The study was conducted by the International Network for the Demographic Evaluation of Populations and Their Health in Uganda, Kenya, South Africa, Tanzania and Ghana.
It targeted 1,711 people that had already been diagnosed as having active convulsive epilepsy. These, along with 2,033, who did not have epilepsy, were given a questionnaire to complete about their lifestyle habits. They also had their blood samples taken to test for exposure to malaria, HIV and other parasitic diseases that are common in the developing world. 
Epilepsy is one of the most common neurological conditions worldwide and is more common in poor countries. This study in sub-Saharan Africa has been the first to reveal the true extent of the neurological problem and the associated risk factors. 
The study chose to focus on people with convulsive epilepsies as they are the most reliably detected and reported and there remains a substantial stigma attached to patients with the disease. It was found that those who had been exposed to parasitic diseases were more likely to have epilepsy than those who had not. 
“Epilepsy had previously been linked with various parasite infections, but this is the first study to reveal the extent of the problem,” says Dr. Anthony Ngugi, one of the leading researchers. He says several studies had been done before, but did not exactly tell if the risk factors were the same throughout Africa.
The most common parasitic infection identified as a risk factor was onchocerciasis (Infestation with slender threadlike roundworms deposited under the skin by the bite of black fleas), which is most common in parts of western Uganda and northern Tanzania.
Among children, the greatest risk factors for developing epilepsy were complications associated with delivery and head injury. Ngugi explains that the researchers gave questionnaires to parents or guardians of children who had convulsive epilepsy, to find out the circumstances surrounding their birth.
Prof.

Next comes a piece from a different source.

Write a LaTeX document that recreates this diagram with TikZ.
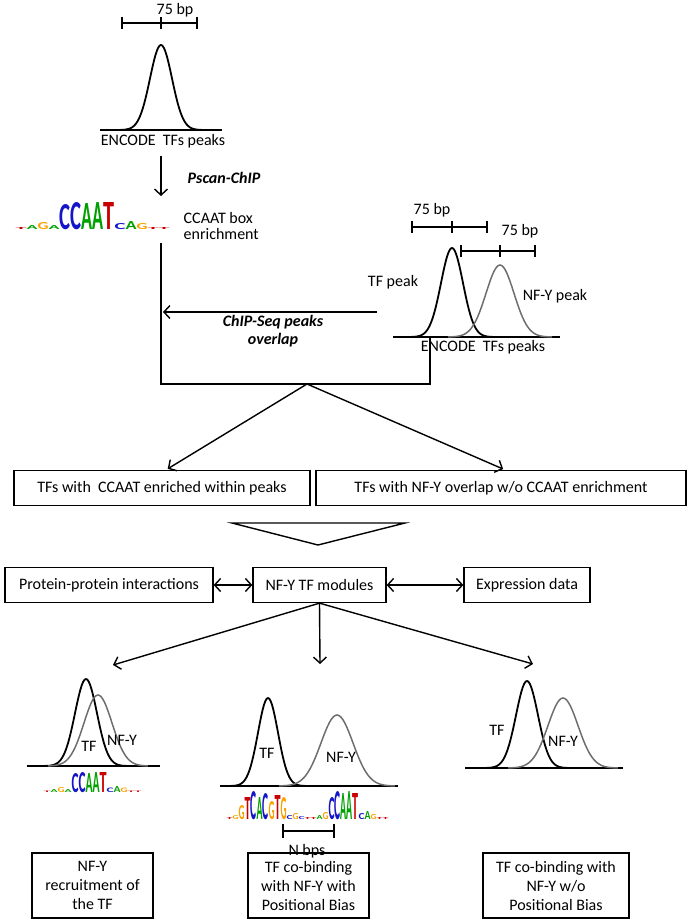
\documentclass[tikz,border=0pt]{standalone}
\usepackage{fontspec}
\usepackage{graphicx}
\setmainfont{Carlito}
\usetikzlibrary{arrows.meta}

\definecolor{logoA}{RGB}{0,160,0}
\definecolor{logoC}{RGB}{20,20,200}
\definecolor{logoG}{RGB}{250,160,0}
\definecolor{logoT}{RGB}{200,0,0}
\definecolor{nfygray}{RGB}{110,110,110}

% one column of a sequence logo: letter, height
\newlength{\ntw}
\newcommand{\nt}[2]{\textcolor{logo#1}{\resizebox{\ntw}{#2}{\bfseries #1}}}

\begin{document}
\begin{tikzpicture}[x=1pt, y=-1pt, font=\fontsize{16}{19}\selectfont,
    >={Straight Barb[length=6pt,width=13pt]}, line width=1.4pt,
    box/.style={rectangle, draw, line width=1.3pt, minimum height=35pt, inner sep=2pt},
    tfcurve/.style={line width=1.8pt},
    nfycurve/.style={line width=1.5pt, draw=nfygray},
    lbl/.style={inner sep=1pt},
    method/.style={inner sep=1pt, font=\fontsize{16}{18}\selectfont\bfseries\itshape}]
    \useasboundingbox (0,0) rectangle (692,923);

    % ENCODE peak, top
    \node [lbl] (bp1) at (175,10) {75 bp};
    \draw (122,23) -- (197,23);
    \foreach \x in {122,161,197} \draw (\x,17) -- (\x,29);
    \draw (100,130) -- (222,130);
    \draw [tfcurve] plot [domain=-42:42, samples=61] ({161+\x}, {130-85*exp(-0.5*(\x/11)^2)});
    \node [lbl] (enc1) at (163,141) {ENCODE\ \ TFs peaks};

    \coordinate (ps1) at (161,156);
    \coordinate (ps2) at (161,196);
    \draw [->] (ps1) -- (ps2);
    \node [method, anchor=west] (pscan) at (186,178) {Pscan-ChIP};

    \node [anchor=base west, inner sep=0pt] (logo1) at (15,229) {\setlength{\ntw}{11pt}%
        \nt{T}{2pt}\nt{A}{4pt}\nt{G}{7pt}\nt{A}{4pt}%
        \nt{C}{25pt}\nt{C}{27pt}\nt{A}{26pt}\nt{A}{27pt}\nt{T}{27pt}%
        \nt{C}{6pt}\nt{A}{8pt}\nt{G}{6pt}\nt{T}{2pt}\nt{T}{2pt}};
    \node [lbl, anchor=west, align=left, font=\fontsize{16}{16}\selectfont] (ccaat) at (182,226) {CCAAT box\\enrichment};

    % overlapping peaks, right
    \node [lbl] (bp2) at (432,210) {75 bp};
    \draw (412,227) -- (487,227);
    \foreach \x in {412,452,487} \draw (\x,221) -- (\x,233);
    \node [lbl] (bp3) at (520,231) {75 bp};
    \draw (461,251) -- (535,251);
    \foreach \x in {461,500,535} \draw (\x,245) -- (\x,257);
    \draw (393,337) -- (560,337);
    \draw [tfcurve] plot [domain=-42:42, samples=61] ({452+\x}, {337-89*exp(-0.5*(\x/11)^2)});
    \draw [nfycurve] plot [domain=-52:52, samples=61] ({500+\x}, {337-72*exp(-0.5*(\x/14)^2)});
    \node [lbl] (tfpeak) at (393,282) {TF peak};
    \node [lbl] (nfypeak) at (555,296) {NF-Y peak};
    \node [lbl] (enc2) at (483,347) {ENCODE\ \ TFs peaks};

    % merge
    \coordinate (v1) at (161,243);
    \coordinate (corner) at (161,384);
    \coordinate (split) at (307,384);
    \coordinate (v2) at (430,384);
    \coordinate (v2top) at (430,337);
    \draw (v1) -- (corner) -- (v2) -- (v2top);
    \coordinate (ov1) at (377,312);
    \coordinate (ov2) at (163,312);
    \draw [->] (ov1) -- (ov2);
    \node [method, align=center] (chip) at (273,331) {ChIP-Seq peaks\\overlap};

    \node [box, minimum width=296pt] (withccaat) at (162,488) {TFs with\ \ CCAAT enriched within peaks};
    \node [box, minimum width=370pt] (noccaat) at (501,488) {TFs with NF-Y overlap w/o CCAAT enrichment};
    \draw [->, shorten >=2pt] (split) -- ([xshift=4pt]withccaat.north);
    \draw [->, shorten >=2pt] (split) -- ([xshift=4pt]noccaat.north);

    \draw (232,523) -- (405,523) -- (318,545) -- cycle;

    \node [box, minimum width=208pt] (ppi) at (109,585) {Protein-protein interactions};
    \node [box, minimum width=133pt] (modules) at (319.5,585) {NF-Y TF modules};
    \node [box, minimum width=126pt] (expr) at (527,585) {Expression data};
    \draw [<->] (ppi) -- (modules);
    \draw [<->] (modules) -- (expr);

    \coordinate (t1) at (113,665);
    \coordinate (t2) at (320,664);
    \coordinate (t3) at (533,664);
    \draw [->] (modules.south) -- (t1);
    \draw [->] (modules.south) -- (t2);
    \draw [->] (modules.south) -- (t3);

    % recruitment
    \draw (27,766) -- (160,766);
    \draw [tfcurve] plot [domain=-42:42, samples=61] ({86+\x}, {766-87*exp(-0.5*(\x/11)^2)});
    \draw [nfycurve] plot [domain=-50:50, samples=61] ({98+\x}, {766-71*exp(-0.5*(\x/14)^2)});
    \node [lbl] (tf1) at (89,746) {TF};
    \node [lbl] (nfy1) at (122,740) {NF-Y};
    \node [anchor=base west, inner sep=0pt] (logo2) at (43,792) {\setlength{\ntw}{7pt}%
        \nt{T}{1.5pt}\nt{A}{3pt}\nt{G}{5pt}\nt{A}{3pt}%
        \nt{C}{19pt}\nt{C}{20pt}\nt{A}{19pt}\nt{A}{20pt}\nt{T}{20pt}%
        \nt{C}{4.5pt}\nt{A}{6pt}\nt{G}{4.5pt}\nt{T}{1.5pt}\nt{T}{1.5pt}};

    % positional bias
    \draw (220,786) -- (398,786);
    \draw [tfcurve] plot [domain=-40:40, samples=61] ({268+\x}, {786-88*exp(-0.5*(\x/10)^2)});
    \draw [nfycurve] plot [domain=-58:58, samples=61] ({337+\x}, {786-71*exp(-0.5*(\x/16)^2)});
    \node [lbl] (tf2) at (267,753) {TF};
    \node [lbl] (nfy2) at (341,757) {NF-Y};
    \node [anchor=base west, inner sep=0pt] (logo3) at (226,819) {\setlength{\ntw}{6pt}%
        \nt{T}{2pt}\nt{G}{4pt}%
        \nt{G}{14pt}\nt{T}{22pt}\nt{C}{28pt}\nt{A}{22pt}\nt{C}{26pt}\nt{G}{18pt}\nt{T}{24pt}\nt{G}{22pt}%
        \nt{C}{4pt}\nt{G}{6pt}\nt{C}{3pt}\nt{T}{2pt}\nt{T}{2pt}\nt{A}{4pt}\nt{G}{7pt}%
        \nt{C}{22pt}\nt{C}{28pt}\nt{A}{26pt}\nt{A}{28pt}\nt{T}{26pt}%
        \nt{C}{6pt}\nt{A}{8pt}\nt{G}{5pt}\nt{T}{2pt}\nt{T}{2pt}};
    \draw (283,831) -- (334,831);
    \foreach \x in {283,334} \draw (\x,824) -- (\x,838);
    \node [lbl] (nbps) at (307,851) {N bps};

    % no positional bias
    \draw (465,768) -- (623,768);
    \draw [tfcurve] plot [domain=-42:42, samples=61] ({527+\x}, {768-87*exp(-0.5*(\x/11)^2)});
    \draw [nfycurve] plot [domain=-55:55, samples=61] ({563+\x}, {768-70*exp(-0.5*(\x/15)^2)});
    \node [lbl] (tf3) at (497,730) {TF};
    \node [lbl] (nfy3) at (563,741) {NF-Y};

    \node [box, minimum width=121pt, minimum height=65pt, align=center] (recruit) at (92.5,885.5) {NF-Y\\recruitment of\\the TF};
    \node [box, minimum width=121pt, minimum height=65pt, align=center] (biased) at (308.5,885.5) {TF co-binding\\with NF-Y with\\Positional Bias};
    \node [box, minimum width=146pt, minimum height=65pt, align=center] (unbiased) at (556,885.5) {TF co-binding with\\NF-Y w/o\\Positional Bias};
\end{tikzpicture}
\end{document}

Charles Newton from the Wellcome Trust Programme at the Kenyan Medical Research Institute and the Department of Psychiatry at Oxford University, who led the study, also noted that the study demonstrates that many cases of epilepsy could be entirely preventable with elimination of parasites in Africa. 
Some of these have been controlled in some areas. The incidence of epilepsy could be reduced by 30%-60% with appropriate control measures. The study recommends that programmes to control parasitic diseases and access to better antenatal care could substantially reduce the prevalence of the disease in this region.
Facilities for diagnosis, treatment and on-going management of epilepsy are virtually non-existent in many of the world’s poorest regions. That is why it is important that the health systems improve care of pregnant mothers so they can have safe deliveries.